Max Weber Fellow, 2007-2008
University of Geneva
Email [email protected]
Balsiger Personal Website
My academic training includes an undergraduate degree in history and international affairs from Holy Names College (1993), a masters degree in international relations from Georgetown University’s School of Foreign Service (1996), and a Ph.D. in environmental science, policy and management from the University of California at Berkeley (2007). Within these disciplinary fields, I have carried out research on international and comparative environmental politics, policy and administration for close to fifteen years.

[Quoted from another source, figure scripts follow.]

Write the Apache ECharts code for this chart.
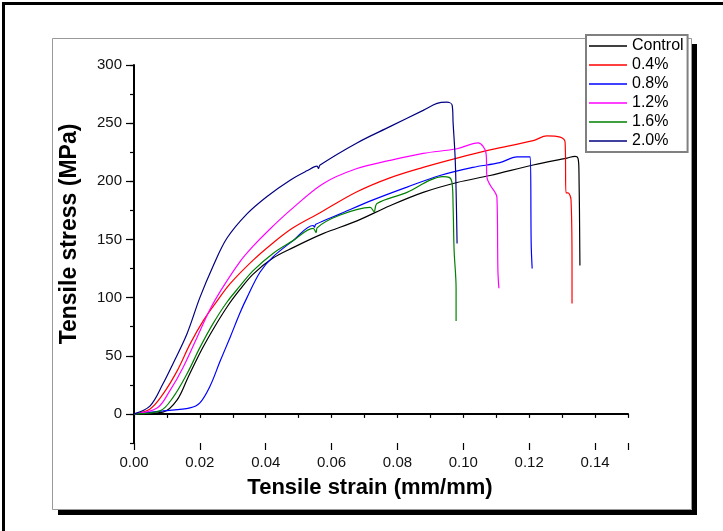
<!DOCTYPE html>
<html>
<head>
<meta charset="utf-8">
<script src="https://cdn.jsdelivr.net/npm/echarts@6/dist/echarts.min.js"></script>
<style>
html,body{margin:0;padding:0;background:#fff;}
#chart{width:723px;height:531px;}
</style>
</head>
<body>
<div id="chart"></div>
<script>
// [strain (mm/mm), stress (MPa)]
const control = [[0,0],[0.0088,1.5],[0.0131,12],[0.0165,32],[0.0205,55],[0.0245,75],[0.0285,93],[0.0322,107],[0.0361,120],[0.0422,134],[0.0483,143],[0.0574,155],[0.0677,166],[0.0777,179],[0.0878,190.5],[0.0981,199],[0.1081,205],[0.1212,214],[0.1315,220],[0.1339,221.5],[0.1348,220],[0.1351,209.5],[0.1354,127.6]];
const p04 = [[0,0],[0.0049,4.3],[0.0088,17],[0.0131,37],[0.0170,60],[0.0210,80],[0.0252,97],[0.0292,112],[0.0361,132],[0.0422,147],[0.0483,160],[0.0565,173],[0.0677,191],[0.0777,203],[0.0878,212],[0.0981,220],[0.1081,227],[0.1212,235],[0.1254,239],[0.1294,238],[0.1309,233.6],[0.1312,190],[0.1318,190],[0.1327,184],[0.1330,129],[0.1330,95]];
const p08 = [[0,0],[0.0088,2.6],[0.0170,5.2],[0.0200,9.5],[0.0231,24],[0.0261,45],[0.0292,66],[0.0322,87],[0.0343,100],[0.0383,122],[0.0422,135],[0.0483,149],[0.0544,162],[0.0548,160.5],[0.0552,163],[0.0626,172],[0.0726,184],[0.0829,195],[0.0929,205],[0.1029,212],[0.1111,216],[0.1163,221],[0.1203,221],[0.1206,146.6],[0.1209,125]];
const p12 = [[0,0],[0.0070,5],[0.0109,20],[0.0149,40],[0.0191,65.5],[0.0231,90],[0.0270,109],[0.0322,131],[0.0361,144],[0.0413,159],[0.0474,175],[0.0574,198],[0.0677,211],[0.0777,218],[0.0878,224],[0.0981,228],[0.1045,233],[0.1060,230],[0.1069,224],[0.1072,203],[0.1081,197],[0.1102,186],[0.1105,123],[0.1108,108]];
const p16 = [[0,0],[0.0079,2.6],[0.0118,14],[0.0161,34.5],[0.0200,57],[0.0240,77.6],[0.0282,96],[0.0322,110],[0.0361,123],[0.0422,138],[0.0483,149],[0.0544,159.5],[0.0553,156],[0.0556,160],[0.0626,171],[0.0717,177.6],[0.0729,174],[0.0738,181],[0.0829,190.5],[0.0899,201],[0.0938,204],[0.0957,203.4],[0.0966,198],[0.0969,177.6],[0.0972,140.5],[0.0978,108],[0.0978,80]];
const p20 = [[0,0],[0.0049,6.9],[0.0088,25.9],[0.0118,43],[0.0161,69],[0.0200,100],[0.0240,127],[0.0282,151],[0.0343,172],[0.0404,187],[0.0474,201],[0.0525,209],[0.0556,213],[0.0560,211],[0.0565,214],[0.0677,233],[0.0777,247],[0.0878,261],[0.0920,267],[0.0950,268],[0.0966,265.5],[0.0969,250],[0.0975,221],[0.0978,192],[0.0981,146.6]];

const seriesNames = ['Control','0.4%','0.8%','1.2%','1.6%','2.0%'];
const seriesData = [control,p04,p08,p12,p16,p20];
const colors = ['#000000','#ff0000','#0000ff','#ff00ff','#008000','#000080'];

const xTitle = 'Tensile strain (mm/mm)';
const yTitle = 'Tensile stress (MPa)';

const font = '"Liberation Sans", Arial, sans-serif';
const chart = echarts.init(document.getElementById('chart'));

const series = seriesData.map((d,i)=>({
  name: seriesNames[i], type:'line', data:d, xAxisIndex:0, yAxisIndex:0,
  showSymbol:false, symbol:'none', smooth:0.35,
  lineStyle:{color:colors[i], width:1.2}, itemStyle:{color:colors[i]},
  animation:false
}));

chart.setOption({
  backgroundColor:'#fff',
  animation:false,
  textStyle:{fontFamily:font},
  grid:[
    {left:134, top:65, width:494, height:378},
    {left:134, top:65, width:494, height:378*300/325}
  ],
  xAxis:[
    {type:'value', gridIndex:0, min:0, max:0.15, interval:0.01, position:'bottom',
     axisLine:{show:true, lineStyle:{color:'#000', width:2}},
     axisTick:{show:true, length:4, lineStyle:{color:'#000', width:1.2}},
     axisLabel:{margin:12, fontSize:15, color:'#111', fontFamily:font,
       formatter:v=>{const k=Math.round(v*100); return (k%2===0 && k<=14)?(k/100).toFixed(2):'';}},
     splitLine:{show:false}},
    {type:'value', gridIndex:0, min:0, max:0.15, interval:0.02, position:'bottom', offset:0,
     axisLine:{show:false}, axisLabel:{show:false},
     axisTick:{show:true, length:7, lineStyle:{color:'#000', width:1.2}},
     splitLine:{show:false}},
    {type:'value', gridIndex:1, min:0, max:0.15, show:false}
  ],
  yAxis:[
    {type:'value', gridIndex:0, min:-25, max:300, interval:25,
     axisLine:{show:true, lineStyle:{color:'#000', width:2}},
     axisTick:{show:true, length:4, lineStyle:{color:'#000', width:1.2}},
     axisLabel:{margin:12, fontSize:15, color:'#111', fontFamily:font,
       formatter:v=>(v>=0 && v%50===0)?String(v):''},
     splitLine:{show:false}},
    {type:'value', gridIndex:1, min:0, max:300, interval:50,
     axisLine:{show:false}, axisLabel:{show:false},
     axisTick:{show:true, length:8, lineStyle:{color:'#000', width:1.2}},
     splitLine:{show:false}}
  ],
  legend:{
    orient:'vertical', left:586, top:35,
    data:seriesNames,
    icon:'rect',
    itemWidth:38, itemHeight:1.5, itemGap:3,
    padding:[3,4,3,3],
    borderColor:'#808080', borderWidth:2, backgroundColor:'#fff',
    textStyle:{fontSize:16, lineHeight:14, color:'#000', fontFamily:font}
  },
  graphic:[
    {type:'rect', shape:{x:3.5, y:3.5, width:760, height:560}, style:{fill:'none', stroke:'#000', lineWidth:3}, silent:true},
    {type:'rect', shape:{x:52.5, y:38.5, width:639, height:471}, style:{fill:'none', stroke:'#999', lineWidth:1}, silent:true},
    {type:'rect', shape:{x:692, y:44, width:5, height:471}, style:{fill:'#000'}, silent:true},
    {type:'rect', shape:{x:58, y:510, width:639, height:5}, style:{fill:'#000'}, silent:true},
    {type:'text', style:{text:xTitle, font:'bold 22px '+font, fill:'#000', textAlign:'center', textVerticalAlign:'middle'}, x:370, y:488},
    {type:'text', style:{text:yTitle, font:'bold 23px '+font, fill:'#000', textAlign:'center', textVerticalAlign:'middle'}, x:70, y:234, rotation:Math.PI/2}
  ],
  series:series
});
</script>
</body>
</html>
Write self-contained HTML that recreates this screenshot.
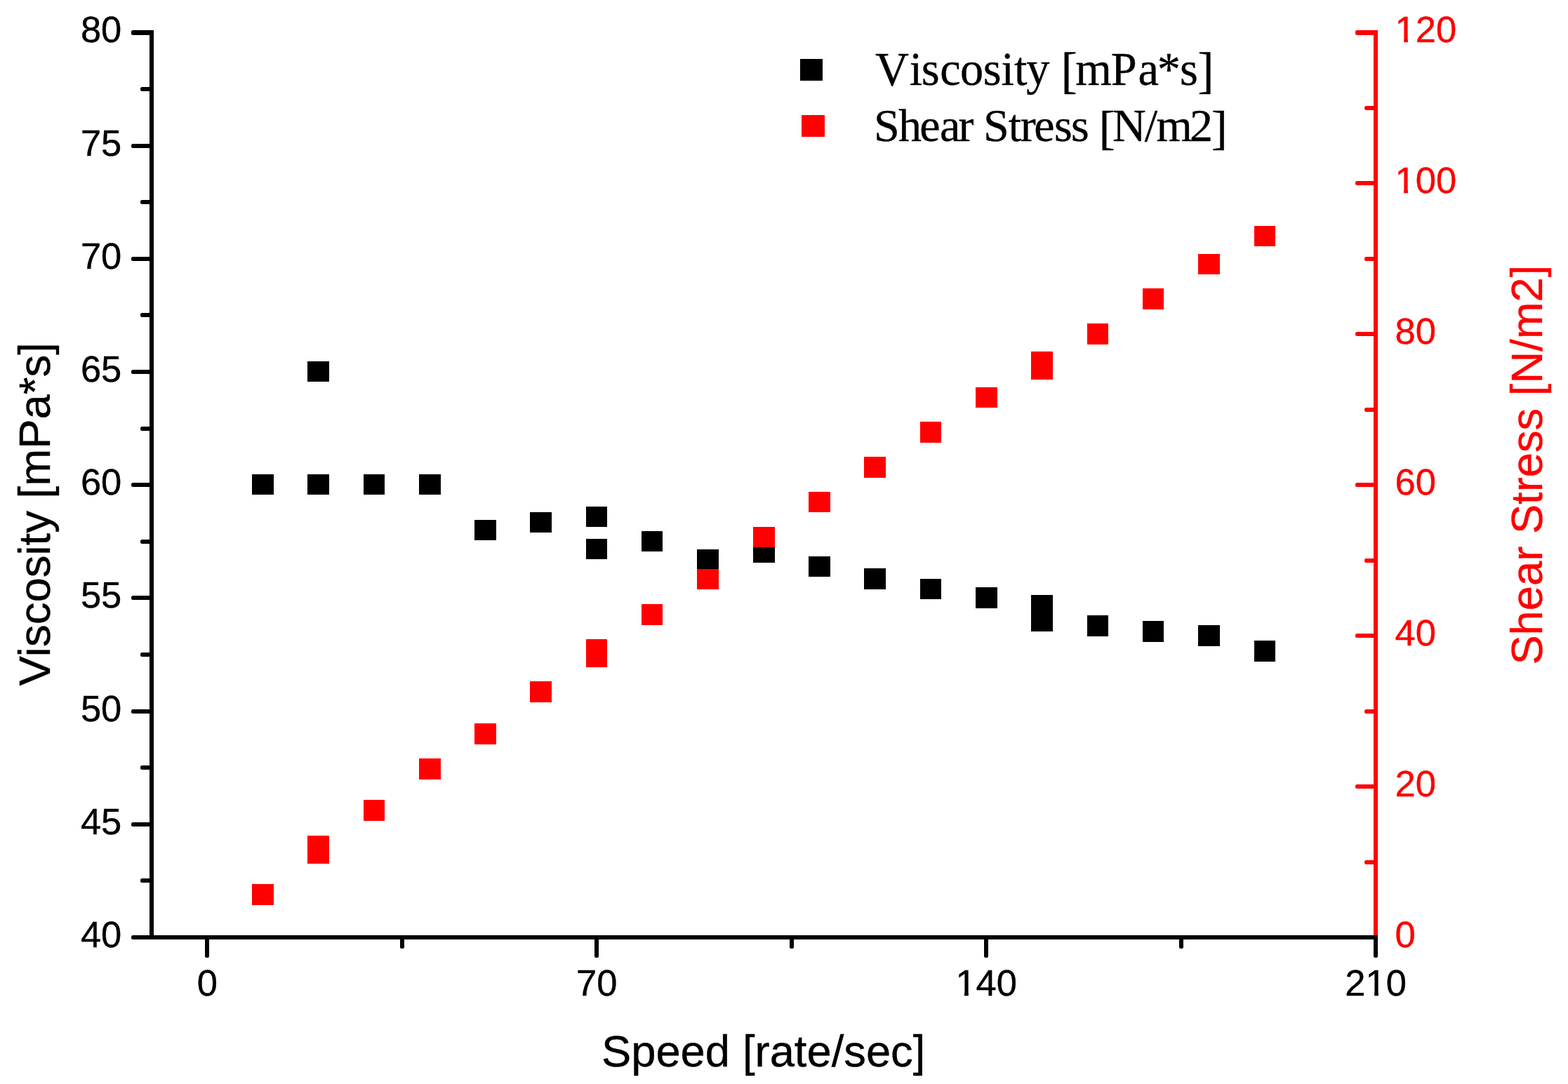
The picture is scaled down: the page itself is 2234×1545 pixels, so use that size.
<!DOCTYPE html><html><head><meta charset="utf-8"><title>Viscosity and Shear Stress vs Speed</title>
<style>html,body{margin:0;padding:0;background:#fff;}body{width:2234px;height:1545px;overflow:hidden;}svg{display:block;}.sans{font-family:"Liberation Sans",Arial,sans-serif;}.serif{font-family:"Liberation Serif","Times New Roman",serif;}</style></head><body>
<svg width="2234" height="1545" viewBox="0 0 2234 1545">
<rect x="0" y="0" width="2234" height="1545" fill="#fff"/>
<g fill="#000" shape-rendering="crispEdges">
<rect x="359" y="676" width="31" height="29"/>
<rect x="438" y="676" width="31" height="29"/>
<rect x="438" y="515" width="31" height="29"/>
<rect x="518" y="676" width="30" height="29"/>
<rect x="597" y="676" width="31" height="29"/>
<rect x="676" y="741" width="31" height="29"/>
<rect x="755" y="730" width="31" height="29"/>
<rect x="835" y="722" width="30" height="29"/>
<rect x="835" y="768" width="30" height="29"/>
<rect x="914" y="757" width="30" height="29"/>
<rect x="993" y="783" width="31" height="29"/>
<rect x="1073" y="773" width="31" height="29"/>
<rect x="1152" y="793" width="31" height="29"/>
<rect x="1231" y="810" width="31" height="30"/>
<rect x="1311" y="825" width="30" height="29"/>
<rect x="1390" y="837" width="31" height="30"/>
<rect x="1469" y="848" width="31" height="29"/>
<rect x="1469" y="871" width="31" height="29"/>
<rect x="1549" y="877" width="30" height="30"/>
<rect x="1628" y="885" width="30" height="30"/>
<rect x="1707" y="891" width="31" height="30"/>
<rect x="1787" y="913" width="30" height="30"/>
</g>
<g fill="#f00" shape-rendering="crispEdges">
<rect x="359" y="1260" width="31" height="30"/>
<rect x="438" y="1191" width="31" height="29"/>
<rect x="438" y="1201" width="31" height="30"/>
<rect x="518" y="1140" width="30" height="30"/>
<rect x="597" y="1081" width="31" height="30"/>
<rect x="676" y="1031" width="31" height="30"/>
<rect x="755" y="971" width="31" height="30"/>
<rect x="835" y="911" width="30" height="29"/>
<rect x="835" y="922" width="30" height="29"/>
<rect x="914" y="861" width="30" height="30"/>
<rect x="993" y="811" width="31" height="29"/>
<rect x="1073" y="751" width="31" height="29"/>
<rect x="1152" y="701" width="31" height="29"/>
<rect x="1231" y="651" width="31" height="30"/>
<rect x="1311" y="601" width="30" height="30"/>
<rect x="1390" y="552" width="31" height="29"/>
<rect x="1469" y="501" width="31" height="29"/>
<rect x="1469" y="512" width="31" height="29"/>
<rect x="1549" y="461" width="30" height="30"/>
<rect x="1628" y="411" width="30" height="30"/>
<rect x="1707" y="362" width="31" height="29"/>
<rect x="1787" y="322" width="30" height="29"/>
</g>
<g shape-rendering="crispEdges">
<rect x="1957" y="43" width="6" height="1290" fill="#f00"/>
<rect x="1944" y="1226" width="16" height="6" rx="2.5" fill="#f00" shape-rendering="auto"/>
<rect x="1931" y="1118" width="29" height="6" rx="2.5" fill="#f00" shape-rendering="auto"/>
<rect x="1944" y="1011" width="16" height="6" rx="2.5" fill="#f00" shape-rendering="auto"/>
<rect x="1931" y="903" width="29" height="6" rx="2.5" fill="#f00" shape-rendering="auto"/>
<rect x="1944" y="796" width="16" height="6" rx="2.5" fill="#f00" shape-rendering="auto"/>
<rect x="1931" y="688" width="29" height="6" rx="2.5" fill="#f00" shape-rendering="auto"/>
<rect x="1944" y="581" width="16" height="6" rx="2.5" fill="#f00" shape-rendering="auto"/>
<rect x="1931" y="473" width="29" height="6" rx="2.5" fill="#f00" shape-rendering="auto"/>
<rect x="1944" y="366" width="16" height="6" rx="2.5" fill="#f00" shape-rendering="auto"/>
<rect x="1931" y="258" width="29" height="6" rx="2.5" fill="#f00" shape-rendering="auto"/>
<rect x="1944" y="151" width="16" height="6" rx="2.5" fill="#f00" shape-rendering="auto"/>
<rect x="1931" y="43" width="29" height="7" rx="2.5" fill="#f00" shape-rendering="auto"/>
<rect x="213" y="43" width="6" height="1296" fill="#000"/>
<rect x="187" y="1333" width="29" height="6" rx="2.5" fill="#000" shape-rendering="auto"/>
<rect x="200" y="1252" width="16" height="6" rx="2.5" fill="#000" shape-rendering="auto"/>
<rect x="187" y="1172" width="29" height="6" rx="2.5" fill="#000" shape-rendering="auto"/>
<rect x="200" y="1091" width="16" height="6" rx="2.5" fill="#000" shape-rendering="auto"/>
<rect x="187" y="1011" width="29" height="6" rx="2.5" fill="#000" shape-rendering="auto"/>
<rect x="200" y="930" width="16" height="6" rx="2.5" fill="#000" shape-rendering="auto"/>
<rect x="187" y="849" width="29" height="6" rx="2.5" fill="#000" shape-rendering="auto"/>
<rect x="200" y="769" width="16" height="6" rx="2.5" fill="#000" shape-rendering="auto"/>
<rect x="187" y="688" width="29" height="6" rx="2.5" fill="#000" shape-rendering="auto"/>
<rect x="200" y="608" width="16" height="6" rx="2.5" fill="#000" shape-rendering="auto"/>
<rect x="187" y="527" width="29" height="6" rx="2.5" fill="#000" shape-rendering="auto"/>
<rect x="200" y="446" width="16" height="6" rx="2.5" fill="#000" shape-rendering="auto"/>
<rect x="187" y="366" width="29" height="6" rx="2.5" fill="#000" shape-rendering="auto"/>
<rect x="200" y="285" width="16" height="6" rx="2.5" fill="#000" shape-rendering="auto"/>
<rect x="187" y="205" width="29" height="6" rx="2.5" fill="#000" shape-rendering="auto"/>
<rect x="200" y="124" width="16" height="6" rx="2.5" fill="#000" shape-rendering="auto"/>
<rect x="187" y="43" width="29" height="7" rx="2.5" fill="#000" shape-rendering="auto"/>
<rect x="213" y="1333" width="1750" height="6" fill="#000"/>
<rect x="292" y="1336" width="6" height="29" rx="2.5" fill="#000" shape-rendering="auto"/>
<rect x="570" y="1336" width="6" height="16" rx="2.5" fill="#000" shape-rendering="auto"/>
<rect x="847" y="1336" width="6" height="29" rx="2.5" fill="#000" shape-rendering="auto"/>
<rect x="1125" y="1336" width="6" height="16" rx="2.5" fill="#000" shape-rendering="auto"/>
<rect x="1402" y="1336" width="6" height="29" rx="2.5" fill="#000" shape-rendering="auto"/>
<rect x="1680" y="1336" width="6" height="16" rx="2.5" fill="#000" shape-rendering="auto"/>
<rect x="1957" y="1336" width="6" height="29" rx="2.5" fill="#000" shape-rendering="auto"/>
</g>
<g class="sans" font-size="52.5" fill="#000" stroke="#000" stroke-width="0.4">
<text x="173.3" y="1349.9" text-anchor="end">40</text>
<text x="173.3" y="1188.7" text-anchor="end">45</text>
<text x="173.3" y="1027.5" text-anchor="end">50</text>
<text x="173.3" y="866.3" text-anchor="end">55</text>
<text x="173.3" y="705.1" text-anchor="end">60</text>
<text x="173.3" y="544.0" text-anchor="end">65</text>
<text x="173.3" y="382.8" text-anchor="end">70</text>
<text x="173.3" y="221.6" text-anchor="end">75</text>
<text x="173.3" y="60.4" text-anchor="end">80</text>
<text x="295.4" y="1418.9" text-anchor="middle">0</text>
<text x="850.3" y="1418.9" text-anchor="middle">70</text>
<text x="1405.2" y="1418.9" text-anchor="middle">140</text>
<text x="1960.1" y="1418.9" text-anchor="middle">210</text>
</g>
<g class="sans" font-size="52.5" fill="#f00" stroke="#f00" stroke-width="0.4">
<text x="1987.5" y="1349.9">0</text>
<text x="1987.5" y="1135.0">20</text>
<text x="1987.5" y="920.1">40</text>
<text x="1987.5" y="705.1">60</text>
<text x="1987.5" y="490.2">80</text>
<text x="1987.5" y="275.3">100</text>
<text x="1987.5" y="60.4">120</text>
</g>
<g fill="#fff">
<rect x="1364.20" y="1414.16" width="9.79" height="6.54"/>
<rect x="1379.81" y="1414.16" width="9.38" height="6.54"/>
<rect x="1948.29" y="1414.16" width="9.79" height="6.54"/>
<rect x="1963.90" y="1414.16" width="9.38" height="6.54"/>
<rect x="1990.32" y="270.57" width="9.79" height="6.54"/>
<rect x="2005.93" y="270.57" width="9.38" height="6.54"/>
<rect x="1990.32" y="55.66" width="9.79" height="6.54"/>
<rect x="2005.93" y="55.66" width="9.38" height="6.54"/>
</g>
<g class="sans" stroke-width="0.4">
<text font-size="63.3" x="857" y="1520.2" fill="#000" stroke="#000">Speed</text>
<text font-size="63.3" x="1058" y="1520.2" fill="#000" stroke="#000">[rate/sec]</text>
<text font-size="63.5" fill="#000" stroke="#000" transform="translate(70.8,977.4) rotate(-90)">Viscosity [mPa*s]</text>
<text font-size="63.3" fill="#f00" stroke="#f00" transform="translate(2197,947.6) rotate(-90)">Shear Stress [N/m2]</text>
</g>
<rect x="1140" y="84" width="32" height="31" fill="#000" shape-rendering="crispEdges"/>
<rect x="1142" y="164" width="33" height="31" fill="#f00" shape-rendering="crispEdges"/>
<text class="serif" font-size="68.5" fill="#000" stroke="#000" stroke-width="0.35" transform="scale(0.970,1)"><tspan x="1285.52 1335.73 1353.46 1380.78 1410.25 1444.13 1470.73 1489.83 1507.59 1519.59" y="121.20">Viscosity </tspan><tspan x="1558.42" y="124.10" font-size="71">[</tspan><tspan x="1579.57 1631.80 1671.64 1699.80 1732.90" y="121.20">mPa&#42;s</tspan><tspan x="1759.17" y="124.10" font-size="71">]</tspan></text>
<text class="serif" font-size="66" fill="#000" stroke="#000" stroke-width="0.35" transform="scale(1.000,1)"><tspan x="1245.04 1280.11 1310.21 1339.09 1365.59 1377.59 1400.99 1436.65 1453.69 1473.21 1501.95 1526.00 1538.00" y="200.90">Shear Stress </tspan><tspan x="1565.74" y="204.50" font-size="68.5">[</tspan><tspan x="1584.98 1630.83 1647.60 1695.02" y="200.90">N/m2</tspan><tspan x="1726.05" y="204.50" font-size="68.5">]</tspan></text>
</svg></body></html>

Between 1995 and 2001, I worked as a researcher and policy advisor to non-governmental organizations such as World Resources Institute and World Wildlife Fund, German and Swiss bilateral donors, and international organizations such as the Food and Agriculture Organization, the International Fund for Agricultural Development and the World Bank.My specialties during this time included the role of non-governmental environmental organization, forest policy and administration, capacity building and donor coordination, and evolved around consulting work in the United States, Europe, Africa, East Asia and Southeast Asia. Several research products emerged during this period, including a book titled Asia-Pacific Forestry Commission: The First Fifty Years (FAO, 2000).
My current research interests straddle the fields of international relations, global and comparative environmental politics and organization theory. My dissertation Uphill Struggles: the Politics of Sustainable Mountain Development in the Swiss Alps and California’s Sierra Nevada, published in 2009 with Lambert, examines the role of mountain regions in the political landscape of modern nation states and seeks to lay the groundwork for comparative sustainable development as a new field of inquiry. I have also co-authored an article on international cooperation theory with Kate O’Neill and Stacy VanDeveer, published in the Annual Review of Political Science, have several articles on issues pertaining to international and comparative environmental politics under preparation, and written numerous book reviews for academic journals.
As a Max Weber Fellow, I explored the role of global environmental change as a driving force of regionalization in the context of sustainable development governanceance.